GIVEN DATA:
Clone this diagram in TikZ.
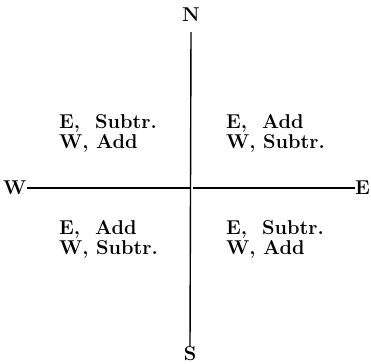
\documentclass[tikz,border=0pt]{standalone}
\usepackage{fontspec}
\usepackage{tikz}
\usetikzlibrary{positioning}

\begin{document}
\begin{tikzpicture}[x=1pt, y=1pt,
  every node/.style={inner sep=0pt, font=\fontsize{20}{20}\selectfont\bfseries},
  rule/.style={line width=1.4pt},
  rules/.style={align=left, anchor=north west}
]
\useasboundingbox (0,0) rectangle (371,363);
% compass points
\node (N) at (191,348) {N};
\node[anchor=south] (S) at (190,2) {S};
\node[anchor=west] (W) at (3,175) {W};
\node[anchor=east] (E) at (370,175) {E};
\coordinate (O) at (190.5,175);
\draw[rule] ([yshift=-10pt]N.south) -- (S.north);
\draw[rule] (W.east) -- (O);
\draw[rule] ([xshift=2.5pt]O) -- (E.west);
% quadrants
\node[rules] (NW) at (59,249) {E,\ \ Subtr.\\W, Add};
\node[rules] (NE) at (226,249) {E,\ \ Add\\W, Subtr.};
\node[rules] (SW) at (59,143) {E,\ \ Add\\W, Subtr.};
\node[rules] (SE) at (226,143) {E,\ \ Subtr.\\W, Add};
\end{tikzpicture}
\end{document}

TASK DETAILS: Write out the material above again, word for word, minus its pictures.

SOLUTION FOR THIS TASK:
Clone this diagram in TikZ.
\documentclass[tikz,border=0pt]{standalone}
\usepackage{fontspec}
\usepackage{tikz}
\usetikzlibrary{positioning}

\begin{document}
\begin{tikzpicture}[x=1pt, y=1pt,
  every node/.style={inner sep=0pt, font=\fontsize{20}{20}\selectfont\bfseries},
  rule/.style={line width=1.4pt},
  rules/.style={align=left, anchor=north west}
]
\useasboundingbox (0,0) rectangle (371,363);
% compass points
\node (N) at (191,348) {N};
\node[anchor=south] (S) at (190,2) {S};
\node[anchor=west] (W) at (3,175) {W};
\node[anchor=east] (E) at (370,175) {E};
\coordinate (O) at (190.5,175);
\draw[rule] ([yshift=-10pt]N.south) -- (S.north);
\draw[rule] (W.east) -- (O);
\draw[rule] ([xshift=2.5pt]O) -- (E.west);
% quadrants
\node[rules] (NW) at (59,249) {E,\ \ Subtr.\\W, Add};
\node[rules] (NE) at (226,249) {E,\ \ Add\\W, Subtr.};
\node[rules] (SW) at (59,143) {E,\ \ Add\\W, Subtr.};
\node[rules] (SE) at (226,143) {E,\ \ Subtr.\\W, Add};
\end{tikzpicture}
\end{document}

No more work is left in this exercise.